The report was based on a phone survey of 50 senior marketing executives at multinational
b-to-b companies, conducted by BBN, a network of 21 affiliated
b-to-b agencies. BBN presented the findings last week at a marketing conference in Hamburg, Germany.

Of those companies cutting back, 44% decreased their marketing budgets between 11% and 25%; 21% cut their budgets between 6% and 10%; and 14% reduced budgets between 1% and 5%. Only 7% of companies cut their budgets by 51% or more.

While this has been a tough year for global marketers, there is optimism that the economic situation will improve next year.

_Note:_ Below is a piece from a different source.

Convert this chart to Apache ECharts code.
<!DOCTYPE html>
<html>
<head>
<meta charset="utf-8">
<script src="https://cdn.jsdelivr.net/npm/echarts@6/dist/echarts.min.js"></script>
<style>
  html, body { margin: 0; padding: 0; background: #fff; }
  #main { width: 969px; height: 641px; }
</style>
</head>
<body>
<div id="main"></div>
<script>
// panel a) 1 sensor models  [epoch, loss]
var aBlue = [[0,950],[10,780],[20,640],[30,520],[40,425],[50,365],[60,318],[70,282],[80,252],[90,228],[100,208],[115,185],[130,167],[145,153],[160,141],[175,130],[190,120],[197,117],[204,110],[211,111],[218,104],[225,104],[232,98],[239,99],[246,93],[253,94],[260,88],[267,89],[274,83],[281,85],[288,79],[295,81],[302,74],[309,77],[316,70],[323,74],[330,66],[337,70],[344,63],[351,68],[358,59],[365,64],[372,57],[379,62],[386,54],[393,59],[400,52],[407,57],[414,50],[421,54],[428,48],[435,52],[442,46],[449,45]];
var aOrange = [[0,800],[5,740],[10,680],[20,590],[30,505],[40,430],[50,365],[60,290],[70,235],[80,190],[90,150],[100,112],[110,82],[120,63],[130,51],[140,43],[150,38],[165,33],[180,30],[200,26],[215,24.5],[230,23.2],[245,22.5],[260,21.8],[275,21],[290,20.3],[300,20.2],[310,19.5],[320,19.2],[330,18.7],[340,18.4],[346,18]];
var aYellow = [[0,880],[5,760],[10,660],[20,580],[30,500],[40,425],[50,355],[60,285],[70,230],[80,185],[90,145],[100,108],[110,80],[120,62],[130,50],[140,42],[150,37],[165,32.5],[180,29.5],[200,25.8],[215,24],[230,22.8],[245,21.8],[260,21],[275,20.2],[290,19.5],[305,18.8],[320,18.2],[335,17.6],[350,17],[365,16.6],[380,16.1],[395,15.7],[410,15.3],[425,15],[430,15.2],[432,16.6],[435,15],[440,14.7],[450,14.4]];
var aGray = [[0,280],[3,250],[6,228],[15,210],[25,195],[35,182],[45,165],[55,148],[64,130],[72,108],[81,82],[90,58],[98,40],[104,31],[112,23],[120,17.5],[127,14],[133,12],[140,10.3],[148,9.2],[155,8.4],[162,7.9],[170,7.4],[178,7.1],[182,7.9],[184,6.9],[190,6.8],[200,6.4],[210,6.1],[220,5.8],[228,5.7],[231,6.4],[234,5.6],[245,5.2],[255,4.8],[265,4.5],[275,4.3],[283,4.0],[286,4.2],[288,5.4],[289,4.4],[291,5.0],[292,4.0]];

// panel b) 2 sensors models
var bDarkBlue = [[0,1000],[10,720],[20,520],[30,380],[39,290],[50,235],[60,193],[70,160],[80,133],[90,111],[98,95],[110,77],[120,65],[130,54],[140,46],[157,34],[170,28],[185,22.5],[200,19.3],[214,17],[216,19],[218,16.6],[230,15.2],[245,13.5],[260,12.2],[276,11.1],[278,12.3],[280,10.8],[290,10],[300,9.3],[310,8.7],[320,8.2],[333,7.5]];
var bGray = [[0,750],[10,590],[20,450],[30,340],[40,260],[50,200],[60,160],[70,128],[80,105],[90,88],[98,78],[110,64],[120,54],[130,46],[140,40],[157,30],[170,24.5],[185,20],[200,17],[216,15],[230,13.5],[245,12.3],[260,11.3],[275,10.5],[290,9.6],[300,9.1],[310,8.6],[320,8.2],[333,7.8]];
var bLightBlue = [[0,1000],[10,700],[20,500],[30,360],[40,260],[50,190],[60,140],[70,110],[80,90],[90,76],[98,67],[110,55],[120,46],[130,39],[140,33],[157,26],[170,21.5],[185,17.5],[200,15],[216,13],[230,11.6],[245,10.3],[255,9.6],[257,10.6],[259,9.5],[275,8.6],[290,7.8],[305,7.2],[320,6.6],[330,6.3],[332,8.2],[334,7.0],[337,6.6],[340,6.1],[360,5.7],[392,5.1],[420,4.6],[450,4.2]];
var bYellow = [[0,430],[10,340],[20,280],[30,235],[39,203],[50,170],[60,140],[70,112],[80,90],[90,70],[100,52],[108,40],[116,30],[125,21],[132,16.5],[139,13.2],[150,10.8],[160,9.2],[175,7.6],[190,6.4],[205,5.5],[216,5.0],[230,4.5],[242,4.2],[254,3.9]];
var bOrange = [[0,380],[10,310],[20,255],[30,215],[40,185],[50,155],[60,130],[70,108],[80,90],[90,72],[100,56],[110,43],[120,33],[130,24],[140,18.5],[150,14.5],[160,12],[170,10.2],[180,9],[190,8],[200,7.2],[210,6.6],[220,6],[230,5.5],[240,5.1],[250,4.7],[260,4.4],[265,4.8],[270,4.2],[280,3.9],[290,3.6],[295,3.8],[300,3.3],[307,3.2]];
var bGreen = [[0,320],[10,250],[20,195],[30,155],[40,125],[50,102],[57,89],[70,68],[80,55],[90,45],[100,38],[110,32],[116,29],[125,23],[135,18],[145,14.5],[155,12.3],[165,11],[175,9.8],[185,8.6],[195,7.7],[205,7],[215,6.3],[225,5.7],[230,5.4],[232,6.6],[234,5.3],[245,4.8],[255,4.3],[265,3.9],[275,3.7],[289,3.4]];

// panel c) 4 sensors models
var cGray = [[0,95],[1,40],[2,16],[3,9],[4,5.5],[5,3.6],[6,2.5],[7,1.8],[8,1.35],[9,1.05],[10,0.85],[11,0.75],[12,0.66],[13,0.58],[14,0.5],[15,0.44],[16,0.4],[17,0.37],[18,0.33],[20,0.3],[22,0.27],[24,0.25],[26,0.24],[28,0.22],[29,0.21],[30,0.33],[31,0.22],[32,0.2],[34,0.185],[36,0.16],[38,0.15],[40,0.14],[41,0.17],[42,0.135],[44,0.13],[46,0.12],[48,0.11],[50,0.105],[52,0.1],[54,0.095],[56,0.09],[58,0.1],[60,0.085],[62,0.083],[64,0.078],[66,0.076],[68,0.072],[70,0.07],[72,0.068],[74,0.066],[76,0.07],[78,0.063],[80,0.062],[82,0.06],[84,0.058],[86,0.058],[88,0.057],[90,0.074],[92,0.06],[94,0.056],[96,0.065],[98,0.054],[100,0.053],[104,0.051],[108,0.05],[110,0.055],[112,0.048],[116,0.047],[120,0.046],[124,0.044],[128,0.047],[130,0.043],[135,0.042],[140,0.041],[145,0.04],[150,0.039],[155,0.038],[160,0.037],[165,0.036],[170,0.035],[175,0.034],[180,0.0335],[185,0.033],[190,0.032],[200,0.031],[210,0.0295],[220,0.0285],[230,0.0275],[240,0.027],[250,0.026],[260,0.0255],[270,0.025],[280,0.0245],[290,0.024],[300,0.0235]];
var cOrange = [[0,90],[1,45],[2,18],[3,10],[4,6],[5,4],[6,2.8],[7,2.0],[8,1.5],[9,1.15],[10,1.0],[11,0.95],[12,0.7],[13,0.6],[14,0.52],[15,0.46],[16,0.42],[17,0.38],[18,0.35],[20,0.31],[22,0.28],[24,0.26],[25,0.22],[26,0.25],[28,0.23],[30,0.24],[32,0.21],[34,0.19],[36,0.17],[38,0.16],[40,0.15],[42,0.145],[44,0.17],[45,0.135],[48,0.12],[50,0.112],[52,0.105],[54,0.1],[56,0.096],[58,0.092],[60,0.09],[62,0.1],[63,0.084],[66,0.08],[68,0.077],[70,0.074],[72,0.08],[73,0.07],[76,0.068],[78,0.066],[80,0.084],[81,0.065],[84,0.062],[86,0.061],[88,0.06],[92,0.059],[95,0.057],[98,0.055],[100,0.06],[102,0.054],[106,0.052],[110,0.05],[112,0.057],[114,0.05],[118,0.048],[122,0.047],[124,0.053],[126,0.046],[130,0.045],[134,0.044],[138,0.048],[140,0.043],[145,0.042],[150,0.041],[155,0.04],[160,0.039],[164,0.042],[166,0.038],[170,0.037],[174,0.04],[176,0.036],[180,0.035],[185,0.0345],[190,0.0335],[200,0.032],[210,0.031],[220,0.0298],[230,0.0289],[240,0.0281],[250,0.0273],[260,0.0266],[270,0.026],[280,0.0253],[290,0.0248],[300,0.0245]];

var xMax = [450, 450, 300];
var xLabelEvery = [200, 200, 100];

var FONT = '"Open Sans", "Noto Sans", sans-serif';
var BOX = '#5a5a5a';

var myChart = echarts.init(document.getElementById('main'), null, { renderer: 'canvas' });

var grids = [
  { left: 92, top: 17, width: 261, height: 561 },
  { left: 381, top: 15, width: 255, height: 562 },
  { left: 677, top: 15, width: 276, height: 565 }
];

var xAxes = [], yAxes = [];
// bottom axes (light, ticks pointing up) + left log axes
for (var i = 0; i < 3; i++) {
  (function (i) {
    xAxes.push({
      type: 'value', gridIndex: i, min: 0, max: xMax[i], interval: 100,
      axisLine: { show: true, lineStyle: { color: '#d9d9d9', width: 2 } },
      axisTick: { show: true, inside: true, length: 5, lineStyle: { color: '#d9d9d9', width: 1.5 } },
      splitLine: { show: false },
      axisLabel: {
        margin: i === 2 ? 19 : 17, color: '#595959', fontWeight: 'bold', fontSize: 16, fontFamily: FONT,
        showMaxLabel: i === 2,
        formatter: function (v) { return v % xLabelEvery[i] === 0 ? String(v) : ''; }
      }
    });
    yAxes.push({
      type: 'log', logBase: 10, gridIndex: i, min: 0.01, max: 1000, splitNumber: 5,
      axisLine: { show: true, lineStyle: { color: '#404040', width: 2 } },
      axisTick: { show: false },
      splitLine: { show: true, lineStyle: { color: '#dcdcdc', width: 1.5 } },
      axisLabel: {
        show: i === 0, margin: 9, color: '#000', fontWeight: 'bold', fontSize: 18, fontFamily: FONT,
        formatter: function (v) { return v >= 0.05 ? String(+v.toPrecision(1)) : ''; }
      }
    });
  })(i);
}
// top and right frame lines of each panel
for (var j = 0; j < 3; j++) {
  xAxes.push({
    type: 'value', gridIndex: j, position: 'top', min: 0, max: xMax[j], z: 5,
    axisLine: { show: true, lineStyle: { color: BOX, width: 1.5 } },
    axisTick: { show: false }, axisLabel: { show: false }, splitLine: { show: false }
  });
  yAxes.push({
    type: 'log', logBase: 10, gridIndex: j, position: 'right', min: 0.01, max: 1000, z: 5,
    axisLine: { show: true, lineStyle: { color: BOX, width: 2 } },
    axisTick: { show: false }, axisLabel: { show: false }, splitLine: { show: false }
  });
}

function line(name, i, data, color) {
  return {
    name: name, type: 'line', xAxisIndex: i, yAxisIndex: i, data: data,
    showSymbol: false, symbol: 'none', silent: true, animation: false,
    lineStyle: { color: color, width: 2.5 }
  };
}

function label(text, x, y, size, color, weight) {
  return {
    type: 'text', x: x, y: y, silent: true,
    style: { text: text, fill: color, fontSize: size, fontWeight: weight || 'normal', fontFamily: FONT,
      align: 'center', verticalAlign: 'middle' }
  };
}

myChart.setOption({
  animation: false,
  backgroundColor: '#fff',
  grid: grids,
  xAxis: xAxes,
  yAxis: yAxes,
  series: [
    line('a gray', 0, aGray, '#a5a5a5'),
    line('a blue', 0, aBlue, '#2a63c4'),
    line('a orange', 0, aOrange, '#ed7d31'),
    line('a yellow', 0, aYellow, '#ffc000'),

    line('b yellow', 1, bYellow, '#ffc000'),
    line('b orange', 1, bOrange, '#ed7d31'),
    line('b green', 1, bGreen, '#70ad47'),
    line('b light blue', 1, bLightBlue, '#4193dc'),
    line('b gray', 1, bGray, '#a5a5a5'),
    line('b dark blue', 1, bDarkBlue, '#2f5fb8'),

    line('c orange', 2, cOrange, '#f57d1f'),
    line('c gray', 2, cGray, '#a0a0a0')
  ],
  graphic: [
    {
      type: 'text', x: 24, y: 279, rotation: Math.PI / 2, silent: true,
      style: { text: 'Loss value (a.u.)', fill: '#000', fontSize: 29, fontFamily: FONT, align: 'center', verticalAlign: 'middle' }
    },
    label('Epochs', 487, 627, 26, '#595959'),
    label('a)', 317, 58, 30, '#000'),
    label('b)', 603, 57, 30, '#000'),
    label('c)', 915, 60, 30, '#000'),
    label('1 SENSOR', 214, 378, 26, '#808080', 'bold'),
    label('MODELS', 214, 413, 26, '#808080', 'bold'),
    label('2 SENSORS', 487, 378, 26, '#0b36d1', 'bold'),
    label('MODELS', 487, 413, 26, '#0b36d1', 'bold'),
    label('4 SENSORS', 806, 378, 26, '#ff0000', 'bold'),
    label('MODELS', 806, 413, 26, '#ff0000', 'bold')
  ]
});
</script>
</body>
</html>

Eight percent of respondents said the economy would improve significantly over the next 12 months; 36% said it would improve slightly; 30% said it would remain the same; 22% said it would worsen slightly; and 4% said they did not know.

Money matters topped the marketing executives’ list of concerns. Twenty-two percent said their biggest concern was the economy, and 22% said they were most concerned about budget matters. Twenty-one percent identified effective communications as their top concern, followed by customer relations (17%), performance (9%) and reorganization (9%).

E-mail on the upswing

In a separate survey of eight agencies within the BBN network, conducted in August, the company identified global trends and the use of various marketing tactics in different regions of the world. It found the use of e-mail marketing is growing rapidly around the globe; trade show participation is down; and direct marketing is up slightly.

BBN agencies participating in the survey were: Young Co., Santa Monica, Calif.; IAS Communications, U.K.; WOB Brand Communications, Germany; GMASCO, United Arab Emirates; Jones Davis Creative, Australia; GruppoBBN, Brazil; Referro, The Netherlands; and BBN Japan.

All regions reported a decrease in trade show participation by attendees and exhibitors immediately following the Sept. 11 terrorist attacks, although some regions now seem to be bouncing back.

"Because of the global economy, people are spending less money going to things like trade shows," said Bryan Calloway, executive director of BBN. However, he added, "There is increased usage of e-mail marketing in the b-to-b sector overall."

In the United Arab Emirates, overall trade show attendance was down roughly 25% following Sept. 11. But this year’s Arabian Travel Market show in May—the largest show in the region—matched last year’s attendance level, which may indicate a rebound in the business.

In Germany, trade show attendance by Germans is down, but attendance at international shows held in Germany is up.

"Marketing budgets are going down, but there is a strong interest in international shows," said Andreas Schneider, CEO of WOB Brand Communications.

All regions reported a strong increase in the use of e-mail by b-to-b marketers, due to lower costs and high response rates. One surprising finding was the high use of e-mail marketing in the U.K. by companies in the building and construction industries, Calloway said.